Charts and diagrams as code:
▼
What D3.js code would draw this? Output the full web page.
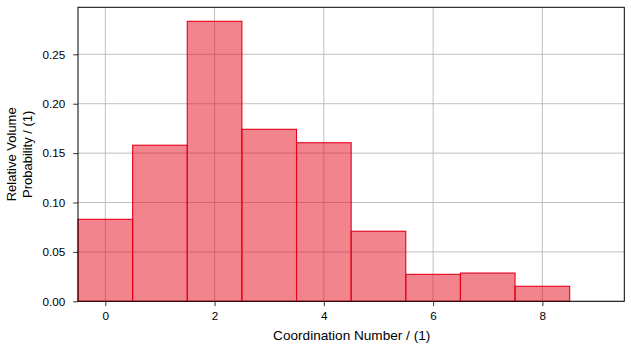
<!DOCTYPE html>
<html><head><meta charset="utf-8">
<script src="https://cdn.jsdelivr.net/npm/d3@7"></script>
<style>body{margin:0;background:#fff}svg{display:block}</style>
</head><body><svg id="c" width="631" height="349"></svg>
<script>
const categories = [0,1,2,3,4,5,6,7,8,9];
const values = [0.083,0.158,0.2834,0.1741,0.1605,0.0709,0.0273,0.0286,0.0152,0];
const xTicks = [0,2,4,6,8];
const yTicks = [0,0.05,0.10,0.15,0.20,0.25];
const xLabel = "Coordination Number / (1)";
const yLabelLines = ["Relative Volume","Probability / (1)"];

const svg = d3.select("#c");
const L=78, R=624.3, T=7.3, B=301.3;
const x = d3.scaleLinear().domain([-0.5,9.5]).range([L,R]);
const y = d3.scaleLinear().domain([0,0.2976]).range([B,T]);
const font = "Liberation Sans, Arial, sans-serif";

// grid
const g = svg.append("g");
g.selectAll(".gx").data(xTicks).join("line")
 .attr("x1",d=>x(d)).attr("x2",d=>x(d)).attr("y1",T).attr("y2",B)
 .attr("stroke","#b0b0b0").attr("stroke-width",0.8);
g.selectAll(".gy").data(yTicks).join("line")
 .attr("x1",L).attr("x2",R).attr("y1",d=>y(d)).attr("y2",d=>y(d))
 .attr("stroke","#b0b0b0").attr("stroke-width",0.8);

// bars
svg.append("g").selectAll("rect").data(categories).join("rect")
 .attr("x",(d)=>x(d-0.5)).attr("width",(d)=>x(d+0.5)-x(d-0.5))
 .attr("y",(d,i)=>y(values[i])).attr("height",(d,i)=>y(0)-y(values[i]))
 .attr("fill","rgb(228,10,28)").attr("fill-opacity",0.5)
 .attr("stroke","#e8001c").attr("stroke-width",1.1);

// axes
const xa = svg.append("g").attr("transform",`translate(0,${B})`)
 .call(d3.axisBottom(x).tickValues(xTicks).tickSize(4.8).tickPadding(5.5).tickFormat(d3.format("d")));
const ya = svg.append("g").attr("transform",`translate(${L},0)`)
 .call(d3.axisLeft(y).tickValues(yTicks).tickSize(4.8).tickPadding(8).tickFormat(d3.format(".2f")));
[xa,ya].forEach(a=>{a.select(".domain").remove();a.selectAll("text").attr("font-family",font).attr("font-size",11.7).attr("fill","#000");a.selectAll("line").attr("stroke","#000").attr("stroke-width",0.8);});

// frame
svg.append("rect").attr("x",L).attr("y",T).attr("width",R-L).attr("height",B-T)
 .attr("fill","none").attr("stroke","#000").attr("stroke-width",1);

svg.append("text").attr("x",351.7).attr("y",339.5).attr("text-anchor","middle")
 .attr("font-family",font).attr("font-size",13.6).text(xLabel);
const yl = svg.append("text").attr("transform",`translate(16,${(T+B)/2}) rotate(-90)`)
 .attr("text-anchor","middle").attr("font-family",font).attr("font-size",13);
yLabelLines.forEach((t,i)=>yl.append("tspan").attr("x",0).attr("dy",i?15.5:0).text(t));
</script></body></html>
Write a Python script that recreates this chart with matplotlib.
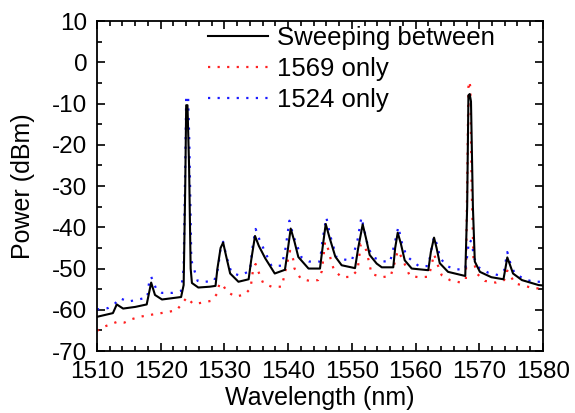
import numpy as np
import matplotlib
matplotlib.use("Agg")
import matplotlib.pyplot as plt
from matplotlib.ticker import MultipleLocator

# sweeping between both wavelengths (solid black)
sweep_wl = [1510.0, 1512.5, 1513.1, 1514.1, 1516.0, 1517.8, 1518.5, 1519.1, 1520.2, 1523.2,
            1523.6, 1523.85, 1524.0, 1524.2, 1524.45, 1524.7, 1524.9, 1525.9, 1527.7, 1528.6,
            1528.9, 1529.4, 1529.8, 1530.2, 1530.9, 1532.2, 1533.8, 1534.2, 1534.8, 1535.4,
            1536.4, 1537.9, 1539.5, 1539.9, 1540.4, 1541.0, 1541.6, 1543.2, 1545.0, 1545.4,
            1545.9, 1546.5, 1547.4, 1548.4, 1550.5, 1551.0, 1551.7, 1552.2, 1552.8, 1553.9,
            1554.7, 1556.5, 1556.8, 1557.2, 1557.7, 1558.3, 1559.4, 1562.0, 1562.4, 1562.9,
            1563.3, 1563.8, 1565.1, 1567.8, 1568.1, 1568.3, 1568.5, 1568.7, 1569.0, 1569.3,
            1570.1, 1571.9, 1573.8, 1574.1, 1574.4, 1574.8, 1575.3, 1576.7, 1579.3, 1580.0]
sweep_db = [-61.7, -60.8, -58.7, -59.7, -59.3, -58.7, -53.4, -56.4, -57.5, -56.9,
            -54.0, -30.0, -10.4, -10.4, -25.0, -50.0, -53.5, -54.6, -54.4, -54.2,
            -50.0, -45.0, -43.7, -46.5, -51.2, -53.2, -52.6, -48.0, -42.1, -44.5,
            -47.5, -51.2, -50.3, -46.0, -40.3, -43.5, -47.2, -50.0, -50.0, -45.0,
            -39.2, -42.5, -47.1, -49.2, -49.9, -45.0, -39.3, -42.5, -46.7, -48.8,
            -49.7, -49.7, -45.0, -41.3, -44.0, -48.0, -50.0, -50.4, -46.0, -42.5,
            -45.0, -48.7, -50.8, -51.8, -35.0, -8.0, -7.7, -9.5, -35.0, -48.3,
            -50.8, -52.1, -52.6, -50.0, -47.3, -49.0, -51.2, -52.8, -54.0, -54.1]

# 1569 only (red dotted)
red_wl = [1510.0, 1511.1, 1513.2, 1514.3, 1515.4, 1516.7, 1518.1, 1519.7, 1521.2, 1522.5,
          1523.6, 1524.1, 1525.1, 1526.4, 1528.0, 1528.8, 1529.2, 1529.6, 1530.4, 1531.7,
          1533.2, 1534.1, 1534.5, 1534.9, 1535.4, 1536.1, 1537.4, 1539.0, 1539.7, 1540.3,
          1540.8, 1541.0, 1542.0, 1543.4, 1544.7, 1545.3, 1545.8, 1546.4, 1546.7, 1547.2,
          1548.4, 1549.9, 1550.9, 1551.4, 1551.8, 1552.3, 1553.1, 1554.7, 1556.1, 1556.7,
          1557.2, 1557.9, 1559.1, 1560.5, 1562.0, 1562.4, 1562.9, 1563.5, 1564.1, 1565.4,
          1567.1, 1567.9, 1568.1, 1568.3, 1568.45, 1568.6, 1568.8, 1569.1, 1569.6, 1570.9,
          1572.6, 1573.9, 1574.4, 1574.8, 1575.6, 1577.1, 1578.6, 1580.0]
red_db = [-65.1, -64.1, -62.9, -63.1, -62.3, -61.7, -61.3, -60.9, -60.5, -60.1,
          -58.0, -57.0, -58.6, -58.3, -57.8, -56.2, -53.8, -53.6, -55.6, -56.8,
          -56.3, -54.8, -50.2, -48.9, -51.0, -53.6, -54.4, -54.4, -49.7, -45.7,
          -47.8, -50.0, -52.5, -53.0, -52.8, -50.6, -43.5, -45.7, -47.9, -50.4,
          -52.1, -52.0, -50.4, -44.1, -44.2, -45.7, -51.3, -52.1, -51.8, -48.7,
          -45.7, -47.5, -51.8, -52.1, -52.0, -50.0, -46.5, -49.2, -51.6, -52.8,
          -53.4, -52.6, -30.0, -6.0, -4.6, -6.0, -30.0, -48.0, -51.2, -53.0,
          -53.4, -52.8, -50.5, -51.5, -53.6, -54.2, -54.8, -54.8]

# 1524 only (blue dotted)
blue_wl = [1510.0, 1511.7, 1512.8, 1513.6, 1514.9, 1516.5, 1517.9, 1518.2, 1518.5, 1518.8,
           1519.3, 1520.2, 1521.8, 1523.2, 1523.6, 1523.9, 1524.0, 1524.3, 1524.5, 1524.8,
           1525.8, 1527.0, 1528.4, 1529.0, 1529.4, 1529.8, 1530.3, 1531.1, 1532.4, 1534.0,
           1534.4, 1534.9, 1535.5, 1536.3, 1537.4, 1539.0, 1539.6, 1540.2, 1540.8, 1542.1,
           1543.3, 1545.0, 1545.4, 1546.0, 1546.6, 1547.6, 1548.8, 1550.0, 1550.9, 1551.5,
           1552.0, 1552.6, 1553.4, 1554.7, 1556.0, 1556.7, 1557.3, 1557.9, 1558.6, 1560.5,
           1562.0, 1562.4, 1562.9, 1563.5, 1563.8, 1564.9, 1566.3, 1567.8, 1568.1, 1568.4,
           1568.8, 1569.2, 1569.9, 1571.4, 1573.0, 1573.9, 1574.4, 1575.0, 1575.6, 1577.1,
           1578.5, 1580.0]
blue_db = [-59.9, -59.6, -58.5, -57.2, -58.0, -57.5, -57.0, -53.0, -52.0, -53.0,
           -55.0, -55.9, -55.9, -55.4, -50.0, -20.0, -8.2, -8.2, -20.0, -48.0,
           -53.0, -53.2, -53.0, -50.0, -45.0, -43.5, -47.0, -51.0, -51.7, -50.6,
           -45.0, -40.4, -43.0, -45.7, -49.4, -49.3, -45.0, -38.4, -42.0, -47.3,
           -48.3, -48.3, -43.0, -37.6, -42.0, -47.3, -47.8, -48.1, -43.0, -37.6,
           -41.0, -45.1, -47.3, -48.2, -48.4, -44.0, -39.9, -44.1, -47.0, -49.4,
           -49.4, -46.0, -42.3, -44.7, -47.3, -49.4, -50.2, -50.2, -47.0, -43.1,
           -43.5, -47.5, -49.7, -51.0, -51.6, -50.5, -46.0, -49.4, -51.2, -52.6,
           -53.2, -53.2]

plt.rcParams['font.family'] = ['Liberation Sans', 'DejaVu Sans']
plt.rcParams['axes.unicode_minus'] = False

fig = plt.figure(figsize=(5.75, 4.13), dpi=100)
ax = fig.add_axes([0.1687, 0.150, 0.7756, 0.799])

ax.plot(sweep_wl, sweep_db, color='black', lw=1.5, label='Sweeping between', zorder=3,
        solid_joinstyle='round')
ax.plot(red_wl, red_db, color='#ff2020', lw=1.6, linestyle=(0, (1, 3.3)), label='1569 only')
ax.plot(blue_wl, blue_db, color='#1a1aff', lw=1.6, linestyle=(0, (1, 3.3)), label='1524 only')

ax.set_xlim(1510, 1580)
ax.set_ylim(-70, 10)
ax.xaxis.set_major_locator(MultipleLocator(10))
ax.xaxis.set_minor_locator(MultipleLocator(2))
ax.yaxis.set_major_locator(MultipleLocator(10))
ax.yaxis.set_minor_locator(MultipleLocator(5))
ax.tick_params(which='both', direction='in', top=True, right=True, width=1.2)
ax.tick_params(which='major', length=6, labelsize=17.5)
ax.tick_params(which='minor', length=3.5)
ax.tick_params(axis='x', which='major', pad=7)
ax.tick_params(axis='y', which='major', pad=7)
for s in ax.spines.values():
    s.set_linewidth(1.3)

ax.set_xlabel('Wavelength (nm)', fontsize=18, labelpad=2)
ax.set_ylabel('Power (dBm)', fontsize=18, labelpad=12)

ax.legend(loc='upper left', bbox_to_anchor=(0.249, 0.985), frameon=False, fontsize=18.5,
          handlelength=2.35, handletextpad=0.35, labelspacing=0.27, borderpad=0, borderaxespad=0)

fig.savefig('out.png', dpi=100)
▲
» **Task prompt**
Within the entries above, give again exactly the lines starting at the one that contains "Write a Python" and ending at the one that contains "from matplotlib.ticker import MultipleLocator", leaving out the pictures.

» **Task solution**
Write a Python script that recreates this chart with matplotlib.
import numpy as np
import matplotlib
matplotlib.use("Agg")
import matplotlib.pyplot as plt
from matplotlib.ticker import MultipleLocator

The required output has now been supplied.